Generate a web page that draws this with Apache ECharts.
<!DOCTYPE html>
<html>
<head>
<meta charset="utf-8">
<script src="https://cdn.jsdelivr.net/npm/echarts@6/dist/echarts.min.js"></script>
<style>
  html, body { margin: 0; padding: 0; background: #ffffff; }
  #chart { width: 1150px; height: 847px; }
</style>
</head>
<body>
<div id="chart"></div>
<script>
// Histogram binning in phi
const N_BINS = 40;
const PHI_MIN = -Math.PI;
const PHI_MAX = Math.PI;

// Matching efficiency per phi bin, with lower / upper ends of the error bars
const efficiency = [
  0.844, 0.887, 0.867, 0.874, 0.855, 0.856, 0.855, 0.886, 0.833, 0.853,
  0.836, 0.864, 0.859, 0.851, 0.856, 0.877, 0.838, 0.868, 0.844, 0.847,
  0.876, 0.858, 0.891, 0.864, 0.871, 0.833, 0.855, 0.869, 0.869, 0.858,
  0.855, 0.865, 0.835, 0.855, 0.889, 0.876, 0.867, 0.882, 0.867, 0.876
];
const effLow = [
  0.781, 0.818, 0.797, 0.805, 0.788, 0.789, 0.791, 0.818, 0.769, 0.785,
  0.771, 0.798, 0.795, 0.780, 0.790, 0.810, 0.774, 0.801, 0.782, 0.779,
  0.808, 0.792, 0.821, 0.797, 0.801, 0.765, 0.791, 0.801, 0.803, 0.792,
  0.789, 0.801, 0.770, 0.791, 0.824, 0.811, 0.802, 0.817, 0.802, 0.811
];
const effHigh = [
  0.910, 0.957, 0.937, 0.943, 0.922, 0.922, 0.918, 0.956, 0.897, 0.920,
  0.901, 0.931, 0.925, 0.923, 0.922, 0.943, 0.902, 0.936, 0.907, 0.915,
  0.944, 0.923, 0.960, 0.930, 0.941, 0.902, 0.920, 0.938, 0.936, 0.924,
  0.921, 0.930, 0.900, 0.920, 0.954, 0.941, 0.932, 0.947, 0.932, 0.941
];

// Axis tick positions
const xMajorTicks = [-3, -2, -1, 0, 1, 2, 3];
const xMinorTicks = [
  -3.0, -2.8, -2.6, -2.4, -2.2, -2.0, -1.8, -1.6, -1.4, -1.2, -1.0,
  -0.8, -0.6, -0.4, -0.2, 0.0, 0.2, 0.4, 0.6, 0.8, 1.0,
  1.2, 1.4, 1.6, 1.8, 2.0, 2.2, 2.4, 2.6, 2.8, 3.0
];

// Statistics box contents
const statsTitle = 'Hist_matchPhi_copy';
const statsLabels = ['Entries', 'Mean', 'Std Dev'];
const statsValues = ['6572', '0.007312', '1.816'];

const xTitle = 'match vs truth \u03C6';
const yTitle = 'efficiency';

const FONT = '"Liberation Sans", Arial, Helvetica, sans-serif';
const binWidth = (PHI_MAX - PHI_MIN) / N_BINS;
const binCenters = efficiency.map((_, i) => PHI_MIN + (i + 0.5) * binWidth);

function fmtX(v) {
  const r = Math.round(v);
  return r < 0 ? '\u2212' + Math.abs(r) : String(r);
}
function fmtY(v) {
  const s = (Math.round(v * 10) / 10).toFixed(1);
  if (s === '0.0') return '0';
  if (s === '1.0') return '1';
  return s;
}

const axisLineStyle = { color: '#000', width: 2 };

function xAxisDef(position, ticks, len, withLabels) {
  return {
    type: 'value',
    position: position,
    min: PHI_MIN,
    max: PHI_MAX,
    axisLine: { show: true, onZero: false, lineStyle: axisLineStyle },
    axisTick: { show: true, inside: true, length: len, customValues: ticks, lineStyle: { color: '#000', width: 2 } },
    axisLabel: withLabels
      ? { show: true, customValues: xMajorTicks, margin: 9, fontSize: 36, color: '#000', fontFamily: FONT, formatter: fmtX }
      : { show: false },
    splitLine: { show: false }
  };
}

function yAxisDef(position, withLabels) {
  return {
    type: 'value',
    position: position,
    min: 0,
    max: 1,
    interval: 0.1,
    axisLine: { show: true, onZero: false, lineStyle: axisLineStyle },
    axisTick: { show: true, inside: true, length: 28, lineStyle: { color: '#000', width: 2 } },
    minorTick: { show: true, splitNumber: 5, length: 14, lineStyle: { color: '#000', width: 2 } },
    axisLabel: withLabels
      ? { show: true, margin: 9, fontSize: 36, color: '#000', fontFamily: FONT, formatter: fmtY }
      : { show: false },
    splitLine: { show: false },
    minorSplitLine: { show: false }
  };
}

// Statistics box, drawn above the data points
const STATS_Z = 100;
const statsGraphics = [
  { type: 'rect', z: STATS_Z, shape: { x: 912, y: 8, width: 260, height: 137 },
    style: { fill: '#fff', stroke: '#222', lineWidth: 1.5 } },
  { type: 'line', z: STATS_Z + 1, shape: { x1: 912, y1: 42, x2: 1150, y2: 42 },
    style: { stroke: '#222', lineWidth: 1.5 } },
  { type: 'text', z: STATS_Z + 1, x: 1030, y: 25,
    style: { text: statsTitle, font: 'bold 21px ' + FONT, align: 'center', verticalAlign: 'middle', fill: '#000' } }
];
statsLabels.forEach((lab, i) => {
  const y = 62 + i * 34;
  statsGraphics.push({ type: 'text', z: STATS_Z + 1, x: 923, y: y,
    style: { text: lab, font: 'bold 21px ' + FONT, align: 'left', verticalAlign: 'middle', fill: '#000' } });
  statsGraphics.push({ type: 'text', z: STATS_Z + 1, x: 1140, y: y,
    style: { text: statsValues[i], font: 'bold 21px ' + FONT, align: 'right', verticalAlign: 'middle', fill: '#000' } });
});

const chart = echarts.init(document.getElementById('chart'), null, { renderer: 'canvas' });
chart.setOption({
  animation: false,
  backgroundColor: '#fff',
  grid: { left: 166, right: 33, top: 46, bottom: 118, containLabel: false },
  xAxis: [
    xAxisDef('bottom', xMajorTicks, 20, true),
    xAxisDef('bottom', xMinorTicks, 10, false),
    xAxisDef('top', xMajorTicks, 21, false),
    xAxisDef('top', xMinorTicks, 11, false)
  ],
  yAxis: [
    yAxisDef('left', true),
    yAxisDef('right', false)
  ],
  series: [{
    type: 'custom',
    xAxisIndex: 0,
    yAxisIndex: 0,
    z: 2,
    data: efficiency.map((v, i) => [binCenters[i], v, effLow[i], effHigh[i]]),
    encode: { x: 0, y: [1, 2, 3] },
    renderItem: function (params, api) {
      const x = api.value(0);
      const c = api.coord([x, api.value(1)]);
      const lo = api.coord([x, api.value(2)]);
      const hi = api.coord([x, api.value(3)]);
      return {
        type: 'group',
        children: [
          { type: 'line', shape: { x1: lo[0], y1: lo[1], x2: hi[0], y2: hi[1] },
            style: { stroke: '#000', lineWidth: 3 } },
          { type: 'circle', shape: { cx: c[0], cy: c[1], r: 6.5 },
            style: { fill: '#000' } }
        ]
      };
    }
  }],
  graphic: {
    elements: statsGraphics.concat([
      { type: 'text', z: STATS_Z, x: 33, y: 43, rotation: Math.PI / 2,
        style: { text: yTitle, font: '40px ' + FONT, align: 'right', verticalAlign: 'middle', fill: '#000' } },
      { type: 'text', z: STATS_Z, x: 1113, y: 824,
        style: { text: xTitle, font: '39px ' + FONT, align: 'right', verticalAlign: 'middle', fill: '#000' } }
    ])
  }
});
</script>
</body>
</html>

GOAL OF THE EXERCISE
Restate the data above exactly, keeping each word as it stands.

FULL SOLUTION
Generate a web page that draws this with Apache ECharts.
<!DOCTYPE html>
<html>
<head>
<meta charset="utf-8">
<script src="https://cdn.jsdelivr.net/npm/echarts@6/dist/echarts.min.js"></script>
<style>
  html, body { margin: 0; padding: 0; background: #ffffff; }
  #chart { width: 1150px; height: 847px; }
</style>
</head>
<body>
<div id="chart"></div>
<script>
// Histogram binning in phi
const N_BINS = 40;
const PHI_MIN = -Math.PI;
const PHI_MAX = Math.PI;

// Matching efficiency per phi bin, with lower / upper ends of the error bars
const efficiency = [
  0.844, 0.887, 0.867, 0.874, 0.855, 0.856, 0.855, 0.886, 0.833, 0.853,
  0.836, 0.864, 0.859, 0.851, 0.856, 0.877, 0.838, 0.868, 0.844, 0.847,
  0.876, 0.858, 0.891, 0.864, 0.871, 0.833, 0.855, 0.869, 0.869, 0.858,
  0.855, 0.865, 0.835, 0.855, 0.889, 0.876, 0.867, 0.882, 0.867, 0.876
];
const effLow = [
  0.781, 0.818, 0.797, 0.805, 0.788, 0.789, 0.791, 0.818, 0.769, 0.785,
  0.771, 0.798, 0.795, 0.780, 0.790, 0.810, 0.774, 0.801, 0.782, 0.779,
  0.808, 0.792, 0.821, 0.797, 0.801, 0.765, 0.791, 0.801, 0.803, 0.792,
  0.789, 0.801, 0.770, 0.791, 0.824, 0.811, 0.802, 0.817, 0.802, 0.811
];
const effHigh = [
  0.910, 0.957, 0.937, 0.943, 0.922, 0.922, 0.918, 0.956, 0.897, 0.920,
  0.901, 0.931, 0.925, 0.923, 0.922, 0.943, 0.902, 0.936, 0.907, 0.915,
  0.944, 0.923, 0.960, 0.930, 0.941, 0.902, 0.920, 0.938, 0.936, 0.924,
  0.921, 0.930, 0.900, 0.920, 0.954, 0.941, 0.932, 0.947, 0.932, 0.941
];

// Axis tick positions
const xMajorTicks = [-3, -2, -1, 0, 1, 2, 3];
const xMinorTicks = [
  -3.0, -2.8, -2.6, -2.4, -2.2, -2.0, -1.8, -1.6, -1.4, -1.2, -1.0,
  -0.8, -0.6, -0.4, -0.2, 0.0, 0.2, 0.4, 0.6, 0.8, 1.0,
  1.2, 1.4, 1.6, 1.8, 2.0, 2.2, 2.4, 2.6, 2.8, 3.0
];

// Statistics box contents
const statsTitle = 'Hist_matchPhi_copy';
const statsLabels = ['Entries', 'Mean', 'Std Dev'];
const statsValues = ['6572', '0.007312', '1.816'];

const xTitle = 'match vs truth \u03C6';
const yTitle = 'efficiency';

const FONT = '"Liberation Sans", Arial, Helvetica, sans-serif';
const binWidth = (PHI_MAX - PHI_MIN) / N_BINS;
const binCenters = efficiency.map((_, i) => PHI_MIN + (i + 0.5) * binWidth);

function fmtX(v) {
  const r = Math.round(v);
  return r < 0 ? '\u2212' + Math.abs(r) : String(r);
}
function fmtY(v) {
  const s = (Math.round(v * 10) / 10).toFixed(1);
  if (s === '0.0') return '0';
  if (s === '1.0') return '1';
  return s;
}

const axisLineStyle = { color: '#000', width: 2 };

function xAxisDef(position, ticks, len, withLabels) {
  return {
    type: 'value',
    position: position,
    min: PHI_MIN,
    max: PHI_MAX,
    axisLine: { show: true, onZero: false, lineStyle: axisLineStyle },
    axisTick: { show: true, inside: true, length: len, customValues: ticks, lineStyle: { color: '#000', width: 2 } },
    axisLabel: withLabels
      ? { show: true, customValues: xMajorTicks, margin: 9, fontSize: 36, color: '#000', fontFamily: FONT, formatter: fmtX }
      : { show: false },
    splitLine: { show: false }
  };
}

function yAxisDef(position, withLabels) {
  return {
    type: 'value',
    position: position,
    min: 0,
    max: 1,
    interval: 0.1,
    axisLine: { show: true, onZero: false, lineStyle: axisLineStyle },
    axisTick: { show: true, inside: true, length: 28, lineStyle: { color: '#000', width: 2 } },
    minorTick: { show: true, splitNumber: 5, length: 14, lineStyle: { color: '#000', width: 2 } },
    axisLabel: withLabels
      ? { show: true, margin: 9, fontSize: 36, color: '#000', fontFamily: FONT, formatter: fmtY }
      : { show: false },
    splitLine: { show: false },
    minorSplitLine: { show: false }
  };
}

// Statistics box, drawn above the data points
const STATS_Z = 100;
const statsGraphics = [
  { type: 'rect', z: STATS_Z, shape: { x: 912, y: 8, width: 260, height: 137 },
    style: { fill: '#fff', stroke: '#222', lineWidth: 1.5 } },
  { type: 'line', z: STATS_Z + 1, shape: { x1: 912, y1: 42, x2: 1150, y2: 42 },
    style: { stroke: '#222', lineWidth: 1.5 } },
  { type: 'text', z: STATS_Z + 1, x: 1030, y: 25,
    style: { text: statsTitle, font: 'bold 21px ' + FONT, align: 'center', verticalAlign: 'middle', fill: '#000' } }
];
statsLabels.forEach((lab, i) => {
  const y = 62 + i * 34;
  statsGraphics.push({ type: 'text', z: STATS_Z + 1, x: 923, y: y,
    style: { text: lab, font: 'bold 21px ' + FONT, align: 'left', verticalAlign: 'middle', fill: '#000' } });
  statsGraphics.push({ type: 'text', z: STATS_Z + 1, x: 1140, y: y,
    style: { text: statsValues[i], font: 'bold 21px ' + FONT, align: 'right', verticalAlign: 'middle', fill: '#000' } });
});

const chart = echarts.init(document.getElementById('chart'), null, { renderer: 'canvas' });
chart.setOption({
  animation: false,
  backgroundColor: '#fff',
  grid: { left: 166, right: 33, top: 46, bottom: 118, containLabel: false },
  xAxis: [
    xAxisDef('bottom', xMajorTicks, 20, true),
    xAxisDef('bottom', xMinorTicks, 10, false),
    xAxisDef('top', xMajorTicks, 21, false),
    xAxisDef('top', xMinorTicks, 11, false)
  ],
  yAxis: [
    yAxisDef('left', true),
    yAxisDef('right', false)
  ],
  series: [{
    type: 'custom',
    xAxisIndex: 0,
    yAxisIndex: 0,
    z: 2,
    data: efficiency.map((v, i) => [binCenters[i], v, effLow[i], effHigh[i]]),
    encode: { x: 0, y: [1, 2, 3] },
    renderItem: function (params, api) {
      const x = api.value(0);
      const c = api.coord([x, api.value(1)]);
      const lo = api.coord([x, api.value(2)]);
      const hi = api.coord([x, api.value(3)]);
      return {
        type: 'group',
        children: [
          { type: 'line', shape: { x1: lo[0], y1: lo[1], x2: hi[0], y2: hi[1] },
            style: { stroke: '#000', lineWidth: 3 } },
          { type: 'circle', shape: { cx: c[0], cy: c[1], r: 6.5 },
            style: { fill: '#000' } }
        ]
      };
    }
  }],
  graphic: {
    elements: statsGraphics.concat([
      { type: 'text', z: STATS_Z, x: 33, y: 43, rotation: Math.PI / 2,
        style: { text: yTitle, font: '40px ' + FONT, align: 'right', verticalAlign: 'middle', fill: '#000' } },
      { type: 'text', z: STATS_Z, x: 1113, y: 824,
        style: { text: xTitle, font: '39px ' + FONT, align: 'right', verticalAlign: 'middle', fill: '#000' } }
    ])
  }
});
</script>
</body>
</html>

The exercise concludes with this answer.